Problem> Return each line containing "this".

Collected data entries>
##########
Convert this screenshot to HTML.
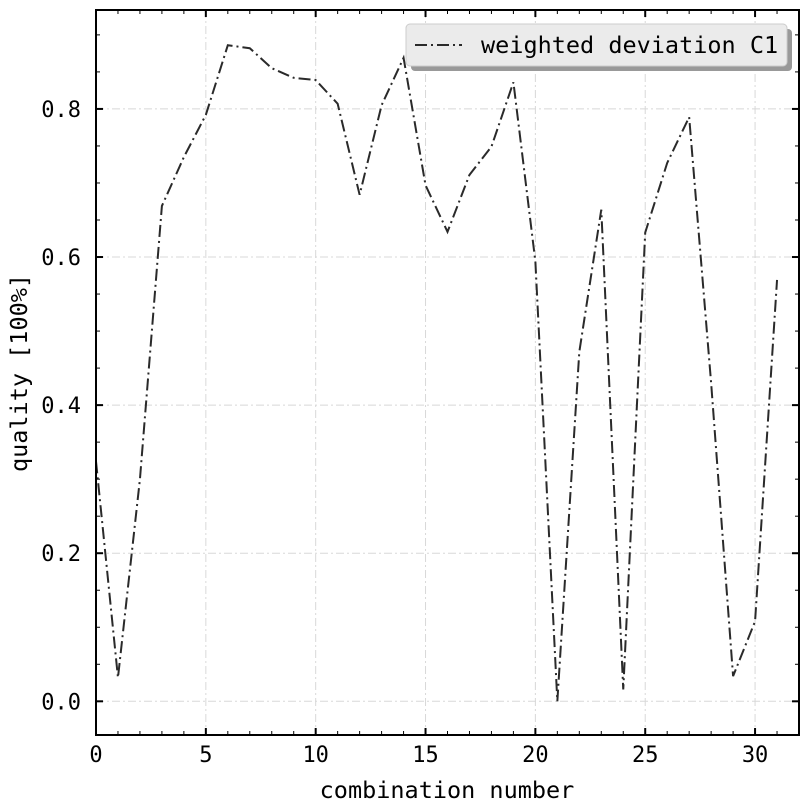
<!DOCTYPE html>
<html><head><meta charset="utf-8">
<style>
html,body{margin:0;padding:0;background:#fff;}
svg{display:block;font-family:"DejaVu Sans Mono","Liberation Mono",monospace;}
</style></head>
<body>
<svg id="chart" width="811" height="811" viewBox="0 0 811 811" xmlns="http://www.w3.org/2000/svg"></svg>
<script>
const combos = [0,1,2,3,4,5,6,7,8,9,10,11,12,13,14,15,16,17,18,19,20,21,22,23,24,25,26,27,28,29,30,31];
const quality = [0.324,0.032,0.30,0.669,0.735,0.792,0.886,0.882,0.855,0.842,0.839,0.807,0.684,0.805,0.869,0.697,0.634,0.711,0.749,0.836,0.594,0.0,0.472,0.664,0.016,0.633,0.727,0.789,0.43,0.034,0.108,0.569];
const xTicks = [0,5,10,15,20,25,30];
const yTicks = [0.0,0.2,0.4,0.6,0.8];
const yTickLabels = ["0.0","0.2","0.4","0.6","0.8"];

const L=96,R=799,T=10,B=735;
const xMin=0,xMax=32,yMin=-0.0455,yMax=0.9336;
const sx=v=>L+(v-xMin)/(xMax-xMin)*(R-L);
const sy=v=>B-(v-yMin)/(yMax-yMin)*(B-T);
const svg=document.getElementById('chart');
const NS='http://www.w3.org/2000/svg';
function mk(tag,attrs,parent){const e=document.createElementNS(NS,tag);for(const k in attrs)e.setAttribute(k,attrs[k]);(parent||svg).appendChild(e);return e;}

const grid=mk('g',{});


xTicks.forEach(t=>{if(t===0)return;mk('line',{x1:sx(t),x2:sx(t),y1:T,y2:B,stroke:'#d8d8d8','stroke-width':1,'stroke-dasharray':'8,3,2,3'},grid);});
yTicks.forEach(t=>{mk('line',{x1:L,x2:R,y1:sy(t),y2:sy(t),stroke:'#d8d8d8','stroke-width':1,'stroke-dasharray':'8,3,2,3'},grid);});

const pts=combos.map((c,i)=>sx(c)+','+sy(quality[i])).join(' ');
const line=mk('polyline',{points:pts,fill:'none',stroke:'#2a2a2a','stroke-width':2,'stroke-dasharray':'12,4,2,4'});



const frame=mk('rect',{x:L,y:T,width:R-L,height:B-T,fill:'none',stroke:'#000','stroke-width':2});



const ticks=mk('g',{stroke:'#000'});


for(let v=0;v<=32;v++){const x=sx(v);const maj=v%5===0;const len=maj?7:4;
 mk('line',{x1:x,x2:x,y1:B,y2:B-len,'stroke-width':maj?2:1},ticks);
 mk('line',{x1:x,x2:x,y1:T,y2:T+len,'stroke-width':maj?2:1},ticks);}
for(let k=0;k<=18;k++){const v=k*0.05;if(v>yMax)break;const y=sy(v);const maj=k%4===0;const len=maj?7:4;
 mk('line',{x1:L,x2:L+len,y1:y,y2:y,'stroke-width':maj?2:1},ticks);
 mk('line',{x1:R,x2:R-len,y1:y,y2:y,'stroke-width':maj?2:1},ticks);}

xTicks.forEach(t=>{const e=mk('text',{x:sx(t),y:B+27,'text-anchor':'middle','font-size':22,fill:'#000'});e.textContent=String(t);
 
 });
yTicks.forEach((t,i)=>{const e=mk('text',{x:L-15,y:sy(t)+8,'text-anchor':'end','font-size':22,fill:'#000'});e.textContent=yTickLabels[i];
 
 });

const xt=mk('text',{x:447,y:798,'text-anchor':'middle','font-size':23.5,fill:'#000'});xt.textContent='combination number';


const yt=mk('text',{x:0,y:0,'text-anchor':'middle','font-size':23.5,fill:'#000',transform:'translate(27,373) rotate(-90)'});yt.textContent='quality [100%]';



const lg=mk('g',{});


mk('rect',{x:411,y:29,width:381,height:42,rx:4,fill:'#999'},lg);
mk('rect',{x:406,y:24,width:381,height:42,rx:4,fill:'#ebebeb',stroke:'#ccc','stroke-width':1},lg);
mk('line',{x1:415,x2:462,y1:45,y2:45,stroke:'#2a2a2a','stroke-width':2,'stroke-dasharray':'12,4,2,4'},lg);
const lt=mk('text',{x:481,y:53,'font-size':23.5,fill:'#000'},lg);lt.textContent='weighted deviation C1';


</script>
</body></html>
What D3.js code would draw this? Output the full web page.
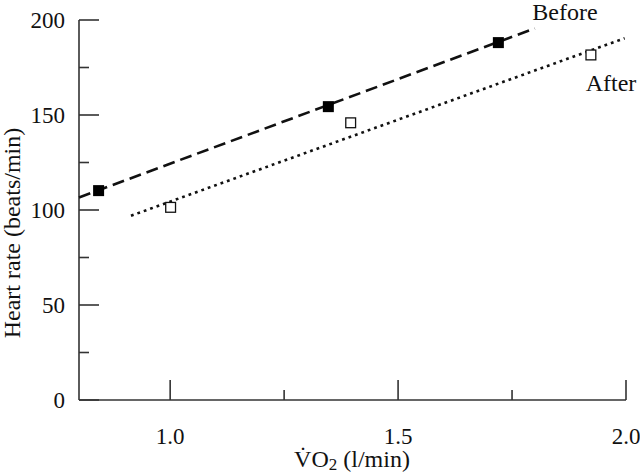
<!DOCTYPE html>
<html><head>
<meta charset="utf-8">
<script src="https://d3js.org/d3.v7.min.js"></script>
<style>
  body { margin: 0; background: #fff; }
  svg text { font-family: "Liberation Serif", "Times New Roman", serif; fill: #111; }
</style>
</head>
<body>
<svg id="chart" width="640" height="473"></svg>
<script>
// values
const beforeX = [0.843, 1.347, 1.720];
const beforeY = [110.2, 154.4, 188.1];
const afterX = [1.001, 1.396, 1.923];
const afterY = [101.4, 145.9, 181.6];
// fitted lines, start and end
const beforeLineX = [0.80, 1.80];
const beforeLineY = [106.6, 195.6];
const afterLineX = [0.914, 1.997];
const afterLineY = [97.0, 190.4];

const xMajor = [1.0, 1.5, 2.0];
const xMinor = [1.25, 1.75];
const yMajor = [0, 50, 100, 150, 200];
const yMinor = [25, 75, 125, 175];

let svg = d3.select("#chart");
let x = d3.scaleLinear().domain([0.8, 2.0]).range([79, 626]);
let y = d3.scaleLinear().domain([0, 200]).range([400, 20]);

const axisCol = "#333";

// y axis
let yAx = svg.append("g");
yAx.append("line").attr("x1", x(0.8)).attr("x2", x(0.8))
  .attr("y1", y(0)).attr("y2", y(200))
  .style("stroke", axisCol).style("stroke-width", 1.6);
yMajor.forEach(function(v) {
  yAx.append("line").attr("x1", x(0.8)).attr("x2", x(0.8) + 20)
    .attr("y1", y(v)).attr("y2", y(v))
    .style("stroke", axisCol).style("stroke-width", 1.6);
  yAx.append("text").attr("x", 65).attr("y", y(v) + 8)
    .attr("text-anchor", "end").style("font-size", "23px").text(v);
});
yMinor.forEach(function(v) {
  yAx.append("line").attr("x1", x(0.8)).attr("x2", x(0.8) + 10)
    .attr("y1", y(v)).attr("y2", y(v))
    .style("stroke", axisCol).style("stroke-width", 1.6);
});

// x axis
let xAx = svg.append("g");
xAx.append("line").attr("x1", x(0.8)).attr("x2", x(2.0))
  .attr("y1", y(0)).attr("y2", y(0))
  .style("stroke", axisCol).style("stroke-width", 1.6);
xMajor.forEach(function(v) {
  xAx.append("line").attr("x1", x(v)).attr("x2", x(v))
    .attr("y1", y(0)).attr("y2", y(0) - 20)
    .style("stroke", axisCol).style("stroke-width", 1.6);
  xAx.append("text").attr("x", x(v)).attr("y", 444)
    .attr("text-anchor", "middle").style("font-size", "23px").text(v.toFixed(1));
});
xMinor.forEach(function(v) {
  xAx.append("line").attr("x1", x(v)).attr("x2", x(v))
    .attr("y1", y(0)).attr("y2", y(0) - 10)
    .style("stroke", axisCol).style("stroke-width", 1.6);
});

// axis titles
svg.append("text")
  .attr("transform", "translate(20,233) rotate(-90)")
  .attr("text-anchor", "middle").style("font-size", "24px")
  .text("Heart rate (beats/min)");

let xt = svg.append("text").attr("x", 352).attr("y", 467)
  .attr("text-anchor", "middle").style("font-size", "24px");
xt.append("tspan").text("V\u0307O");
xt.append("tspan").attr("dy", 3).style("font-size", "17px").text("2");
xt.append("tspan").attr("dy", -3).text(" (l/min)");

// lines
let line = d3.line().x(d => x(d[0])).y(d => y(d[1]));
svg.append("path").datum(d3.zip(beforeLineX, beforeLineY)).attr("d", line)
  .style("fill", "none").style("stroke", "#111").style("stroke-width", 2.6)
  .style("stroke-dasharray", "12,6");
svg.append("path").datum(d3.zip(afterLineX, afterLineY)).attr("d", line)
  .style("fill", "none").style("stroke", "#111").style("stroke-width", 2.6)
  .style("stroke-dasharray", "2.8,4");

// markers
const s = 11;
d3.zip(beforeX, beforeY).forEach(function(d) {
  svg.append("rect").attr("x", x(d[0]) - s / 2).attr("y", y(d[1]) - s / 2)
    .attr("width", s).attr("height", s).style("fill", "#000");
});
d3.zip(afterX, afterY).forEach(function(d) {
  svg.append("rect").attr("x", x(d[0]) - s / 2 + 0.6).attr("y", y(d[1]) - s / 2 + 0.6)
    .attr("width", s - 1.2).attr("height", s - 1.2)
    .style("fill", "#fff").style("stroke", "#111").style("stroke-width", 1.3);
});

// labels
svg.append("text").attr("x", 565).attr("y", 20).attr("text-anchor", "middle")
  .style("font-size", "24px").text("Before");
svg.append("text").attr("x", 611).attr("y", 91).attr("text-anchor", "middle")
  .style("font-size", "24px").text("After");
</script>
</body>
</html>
##########
Solved exercise>
Convert this screenshot to HTML.
What D3.js code would draw this? Output the full web page.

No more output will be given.